Both mined and lab-grown diamonds are formed through the same process involving heat and pressure; the distinction lies in the time frame, with nature accomplishing this naturally over an extended period.


The most remarkable distinction between lab-grown diamonds and mined diamonds lies in cost. Lab-grown diamonds are approximately 75% less expensive than mined diamonds, and this variance isn't attributed to differences in quality. The substantial cost difference results from the healthy competition within the lab-grown diamond industry compared to the unhealthy monopolies prevalent in mined diamonds.

The Grading Process

Both lab-grown and mined diamonds undergo evaluation using the identical grading system, commonly referred to as the 4Cs: Color, Clarity, Cut, and Carat. The origin of this grading system can be traced back to Robert M. Shipley, the founder of the Gemological Institute of America (GIA). Presently, this standardized grading process is universally applied to all diamonds, irrespective of whether they are lab-created or mined from the earth.

Ethical Vs. Unethical

In our perspective, the most significant and valuable distinction between lab-grown and mined diamonds revolves around ethics. This is the primary reason why we exclusively focus on lab-grown diamonds and refrain from dealing with mined ones.

Regrettably, the diamond mining industry is widely recognized for its detrimental impact on both people and the environment. The extraction of conflict diamonds involves the loss of countless lives, affecting not only the miners but also their children, families, and the broader community. Regardless of conflict association, the extraction of any mined stone necessitates an astonishing volume of earth displacement. To provide a rough estimate, consider 250 tonnes of dirt/ore per 1 carat of gem-quality diamond. Enormous amounts of earth are moved to bring forth even a small stone.

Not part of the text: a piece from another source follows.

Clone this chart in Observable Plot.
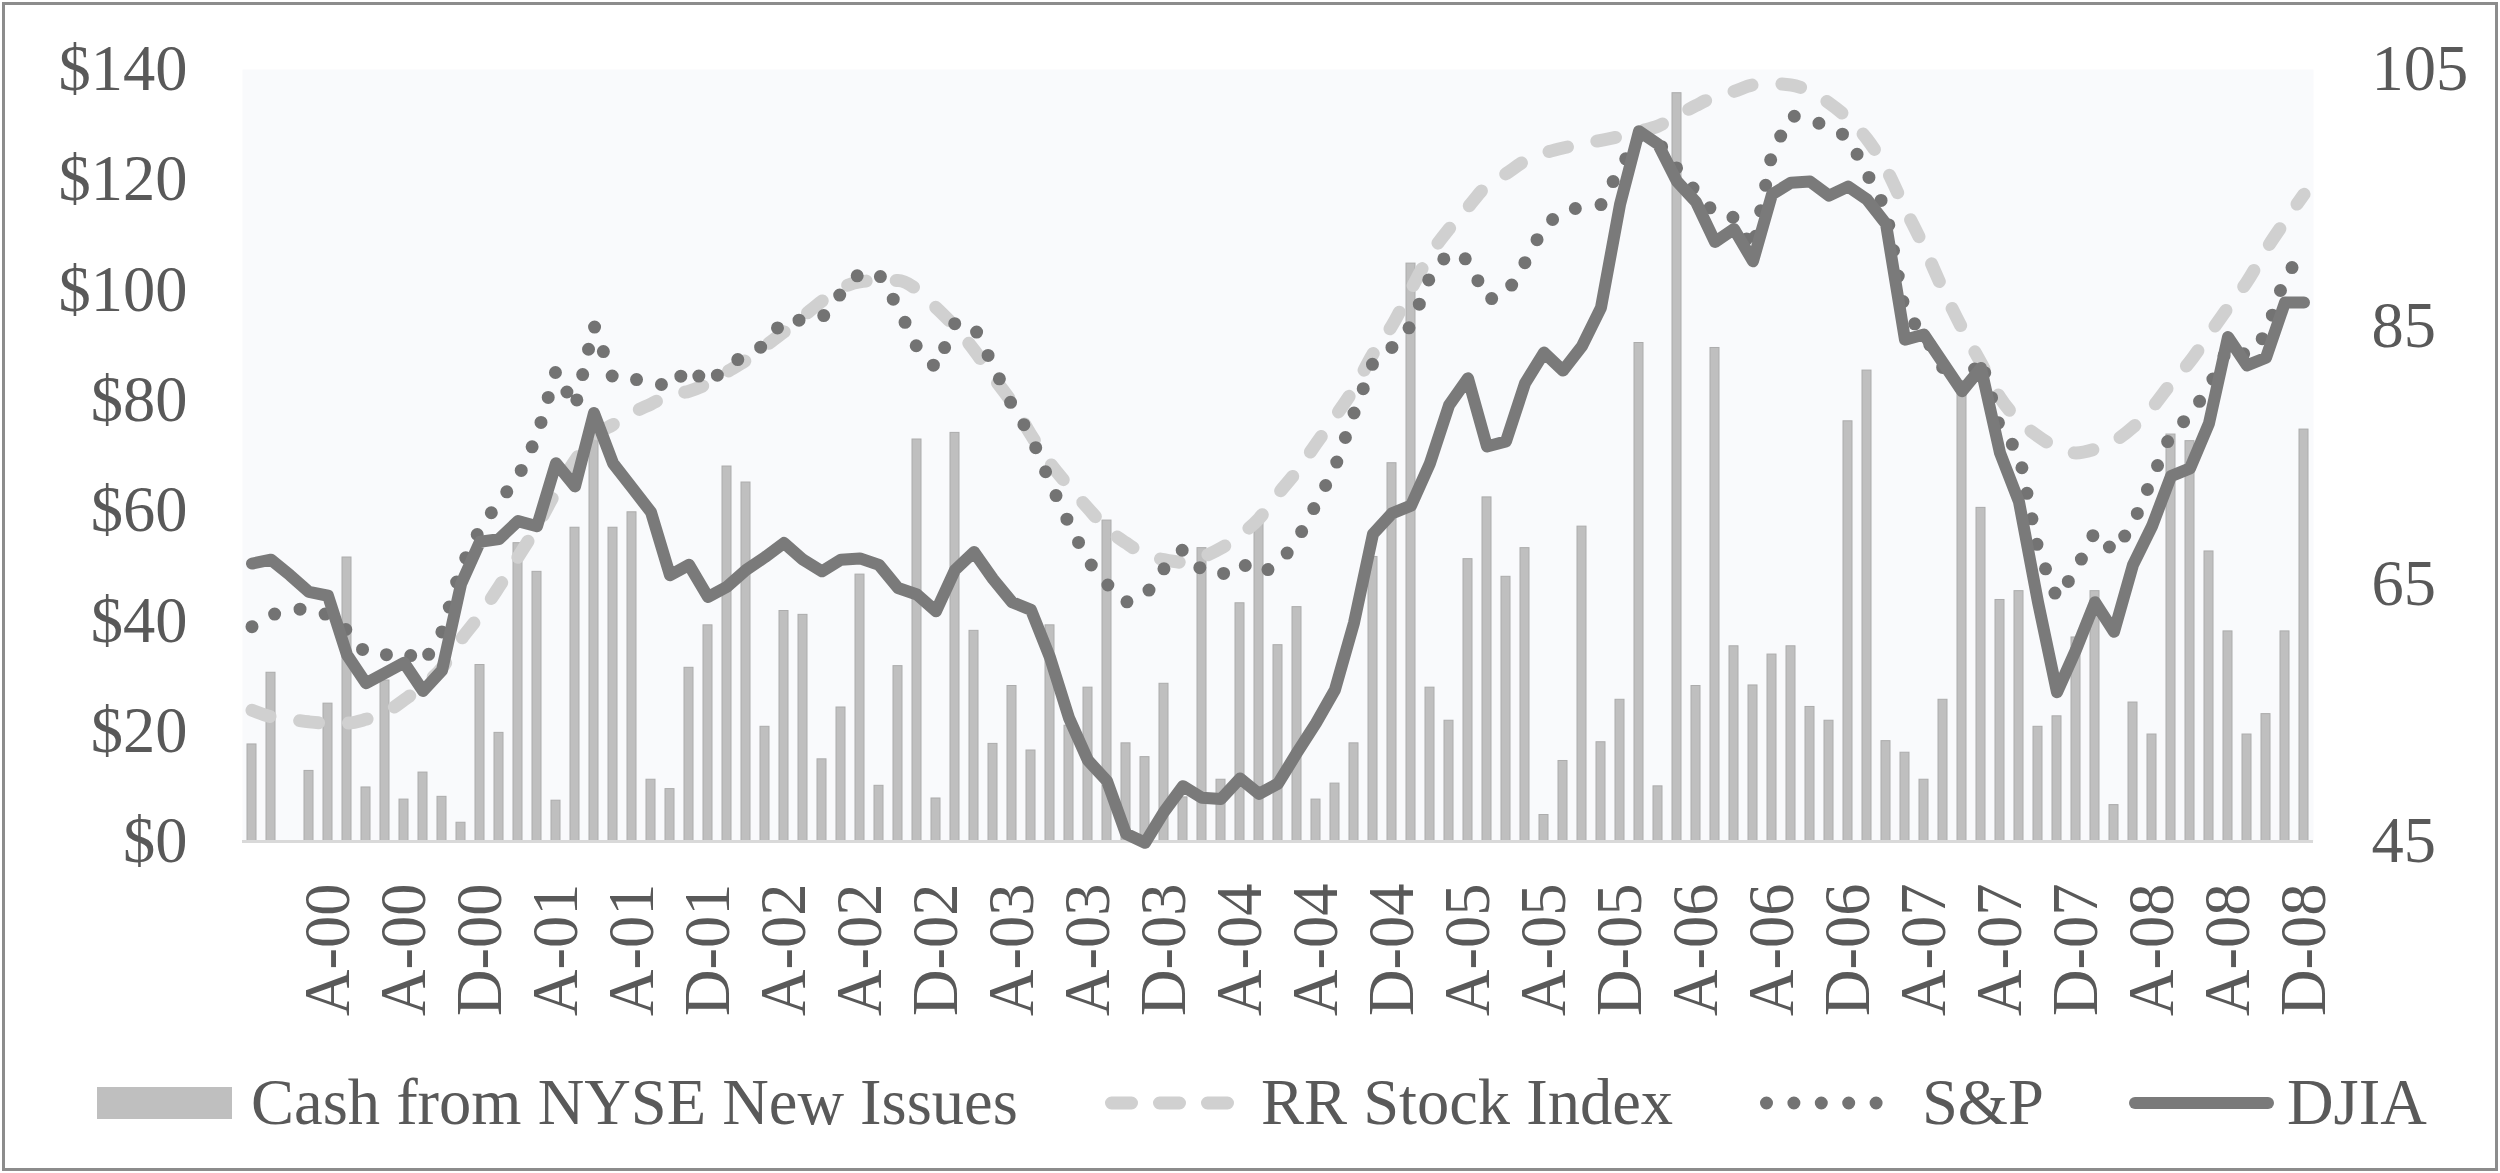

This destructive process, involving earth explosions and extensive dirt/ore displacement, results in a reckless release of substantial carbon emissions. It leads to irresponsible pollution in the atmosphere and our delicate ecosystems, affecting lakes, aquatic life, air quality, and more. Additionally, it causes irreversible contamination of drinking water sources in some of the most vulnerable regions on earth. When engaged in the Ethical versus Unethical debate, we approach our stance with utmost seriousness.